For campaigns with "Politician" channels on the site, this means improving their ability to understand -- and engage with -- the millions of voters that make YouTube the world's largest focus group.
For example, Steve Novick, who the New York Times declared the first major YouTube candidate, narrowly lost the Democratic Senate nomination in Oregon. While the campaign knew their success on YouTube was substantial, the site itself still seemed like a black box. A Novick strategist told the New York Times, "We don't know how many people who saw the ads were Oregon voters, as opposed to people in Norway."
Here's what the Novick campaign could have learned using Insight:
* The most views in the United States did, in fact, come from Oregon. (The most views in Scandinavia came from Sweden, not Norway.) Novick also had a strong following in California.
* His viewers skewed older and the vast majority were men (84%). Over 30% of his viewers were in the age range of 45-55.
* Throughout the entire campaign, novickforsenate.org was the main source of traffic for his videos. However, in the week prior to the May 20 Oregon primary, the political blog TPM Election Central was responsible for over one-third of all views coming from external websites. Novick's own website was a distant second.
There are many ways both national and local candidates can use this information on and off of YouTube. Is an ad about Iraq more popular in Virginia or Colorado? Do videos about health care skew old or young?
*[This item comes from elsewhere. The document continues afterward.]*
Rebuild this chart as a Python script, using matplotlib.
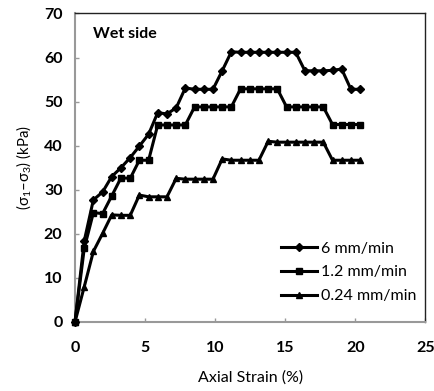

Does an ad targeted on television to New Mexico get most of its views online from the same state? Are there national pockets of support from which a local candidate might fundraise?
With five months until November, look for more and more politicians using Insight to determine how effective their content is for which demographics. Online video is a new tool in 21st century political campaigning and this kind of data is invaluable to understanding how to use it.